* **Exercise objective**
Starting with the first line below, extract each line through the one that contains "(y5) at (0,638);", inclusive, excluding pictures.

-- Dataset extract start --

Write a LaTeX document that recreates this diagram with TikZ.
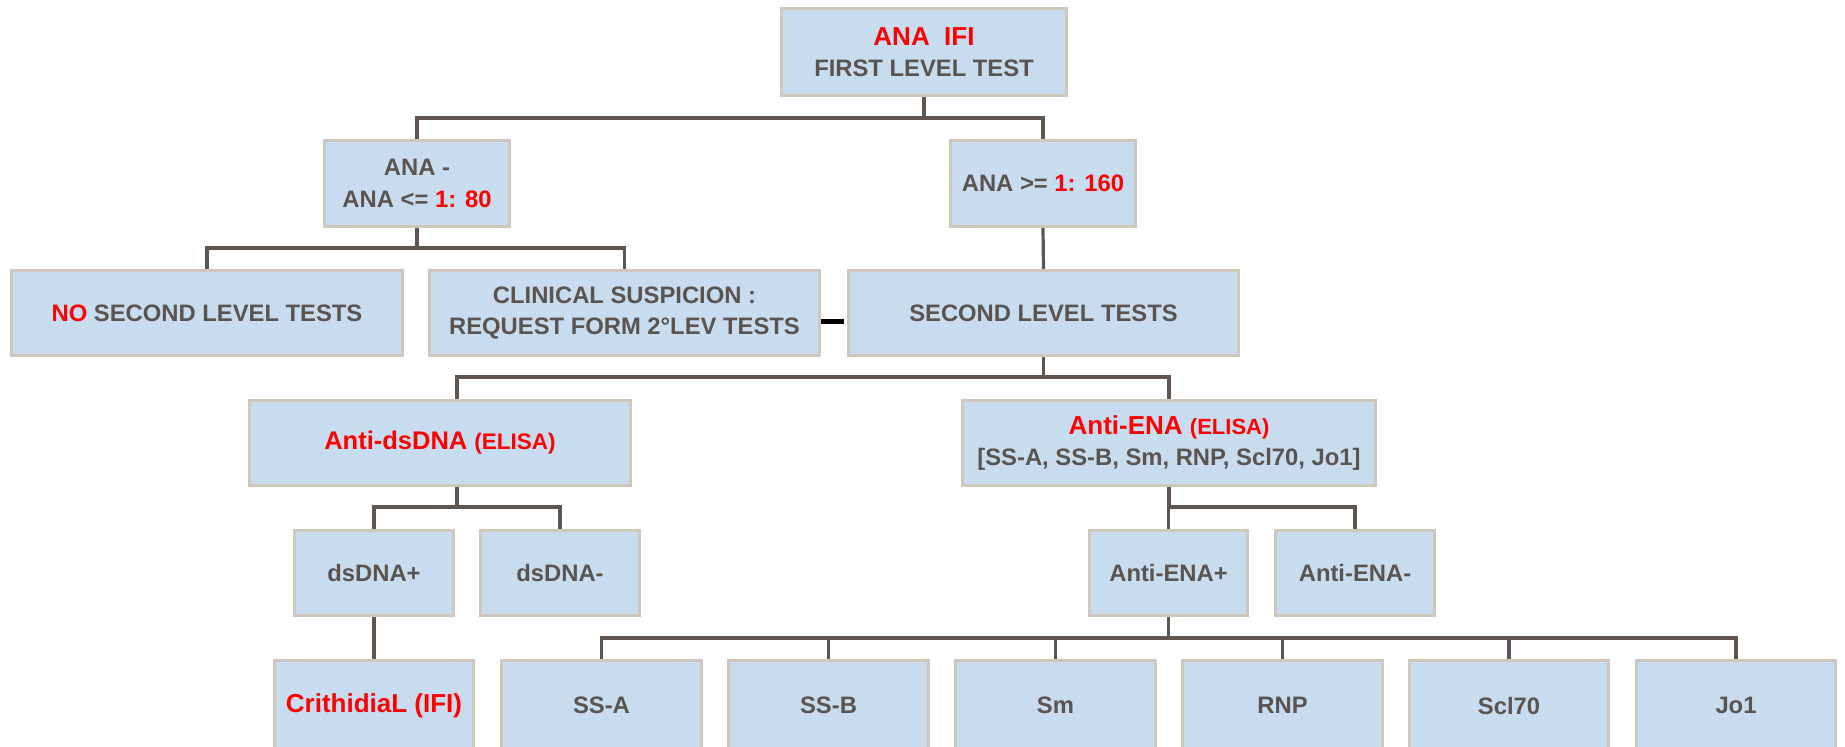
\documentclass[tikz,border=0pt]{standalone}
\usepackage{fontspec}
\setmainfont{Liberation Sans}
\definecolor{boxfill}{HTML}{C8DCEF}
\definecolor{boxline}{HTML}{CEC7BA}
\definecolor{connc}{HTML}{5F5650}
\definecolor{txt}{HTML}{5B534E}
\definecolor{hot}{HTML}{FF0000}
\tikzset{
  box/.style={draw=boxline, line width=3pt, fill=boxfill, inner sep=0pt, text=txt,
    font=\fontsize{23.8}{31.5}\selectfont\bfseries, align=center},
  link/.style={draw=connc, line width=3.2pt},
}
\newcommand\mybox[6]{\node[box, minimum width={(#4)-(#2)-3}, minimum height={(#5)-(#3)-3}] (#1) at ({((#2)+(#4))/2},{((#3)+(#5))/2}) {#6};}
\begin{document}
\begin{tikzpicture}[x=1pt,y=-1pt]
\useasboundingbox (0,0) rectangle (1845,747);
\clip (0,0) rectangle (1845,747);
\fill[white] (0,0) rectangle (1845,747);
\coordinate (y1) at (0,118);
\coordinate (y2) at (0,248);
\coordinate (y3) at (0,377);
\coordinate (y4) at (0,507);
\coordinate (y5) at (0,638);

\mybox{top}{780}{7}{1068}{97}{{\color{hot}\fontsize{26}{31.5}\selectfont ANA\ \ IFI}\\FIRST LEVEL TEST}
\mybox{anaN}{323}{139}{511}{228}{ANA -\\ANA <= {\color{hot}1: 80}}
\mybox{anaP}{949}{139}{1137}{228}{ANA >= {\color{hot}1: 160}}
\mybox{no}{10}{269}{404}{357}{{\color{hot}NO} SECOND LEVEL TESTS}
\mybox{clin}{428}{269}{821}{357}{CLINICAL SUSPICION :\\REQUEST FORM 2°LEV TESTS}
\mybox{sec}{847}{269}{1240}{357}{SECOND LEVEL TESTS}
\mybox{dsdna}{248}{399}{632}{487}{{\color{hot}\fontsize{25.5}{31.5}\selectfont Anti-dsDNA {\fontsize{22.5}{31.5}\selectfont (ELISA)}}}
\mybox{ena}{961}{399}{1377}{487}{{\color{hot}\fontsize{26}{31.5}\selectfont Anti-ENA {\fontsize{22}{31.5}\selectfont (ELISA)}}\\{[}SS-A, SS-B, Sm, RNP, Scl70, Jo1{]}}
\mybox{dp}{293}{529}{455}{617}{dsDNA+}
\mybox{dm}{479}{529}{641}{617}{dsDNA-}
\mybox{ep}{1088}{529}{1249}{617}{Anti-ENA+}
\mybox{em}{1274}{529}{1436}{617}{Anti-ENA-}
\mybox{crith}{273}{659}{475}{752}{{\color{hot}\fontsize{26}{31.5}\selectfont CrithidiaL (IFI)}}
\mybox{ssa}{500}{659}{703}{752}{SS-A}
\mybox{ssb}{727}{659}{930}{752}{SS-B}
\mybox{sm}{954}{659}{1157}{752}{Sm}
\mybox{rnp}{1181}{659}{1384}{752}{RNP}
\mybox{scl}{1408}{659}{1610}{752}{Scl70}
\mybox{jo}{1635}{659}{1837}{752}{Jo1}

\draw[link] (top.south) -- (top.south |- y1);
\draw[link] (anaN.north) |- (anaP.north |- y1) -- (anaP.north);
\draw[link] (anaN.south) -- (anaN.south |- y2);
\draw[link] (no.north) |- (clin.north |- y2) -- (clin.north);
\draw[link] (anaP.south) -- (sec.north);
\draw[black, line width=5pt, shorten >=3pt] ([yshift=-8pt]clin.east) -- ([yshift=-8pt]sec.west);
\draw[link] (sec.south) -- (sec.south |- y3);
\draw[link] ([xshift=17pt]dsdna.north) |- (ena.north |- y3) -- (ena.north);
\draw[link] ([xshift=17pt]dsdna.south) -- ([xshift=17pt]dsdna.south |- y4);
\draw[link] (dp.north) |- (dm.north |- y4) -- (dm.north);
\draw[link] (ena.south) -- (ena.south |- y4);
\draw[link] (ep.north) |- (em.north |- y4) -- (em.north);
\draw[link] (dp.south) -- (crith.north);
\draw[link] (ep.south) -- (ep.south |- y5);
\draw[link] (ssa.north) |- (jo.north |- y5) -- (jo.north);
\foreach \n in {ssb,sm,rnp,scl} \draw[link] (\n.north) -- (\n.north |- y5);
\end{tikzpicture}
\end{document}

-- Dataset extract end --

* **Response for this exercise**
Write a LaTeX document that recreates this diagram with TikZ.
\documentclass[tikz,border=0pt]{standalone}
\usepackage{fontspec}
\setmainfont{Liberation Sans}
\definecolor{boxfill}{HTML}{C8DCEF}
\definecolor{boxline}{HTML}{CEC7BA}
\definecolor{connc}{HTML}{5F5650}
\definecolor{txt}{HTML}{5B534E}
\definecolor{hot}{HTML}{FF0000}
\tikzset{
  box/.style={draw=boxline, line width=3pt, fill=boxfill, inner sep=0pt, text=txt,
    font=\fontsize{23.8}{31.5}\selectfont\bfseries, align=center},
  link/.style={draw=connc, line width=3.2pt},
}
\newcommand\mybox[6]{\node[box, minimum width={(#4)-(#2)-3}, minimum height={(#5)-(#3)-3}] (#1) at ({((#2)+(#4))/2},{((#3)+(#5))/2}) {#6};}
\begin{document}
\begin{tikzpicture}[x=1pt,y=-1pt]
\useasboundingbox (0,0) rectangle (1845,747);
\clip (0,0) rectangle (1845,747);
\fill[white] (0,0) rectangle (1845,747);
\coordinate (y1) at (0,118);
\coordinate (y2) at (0,248);
\coordinate (y3) at (0,377);
\coordinate (y4) at (0,507);
\coordinate (y5) at (0,638);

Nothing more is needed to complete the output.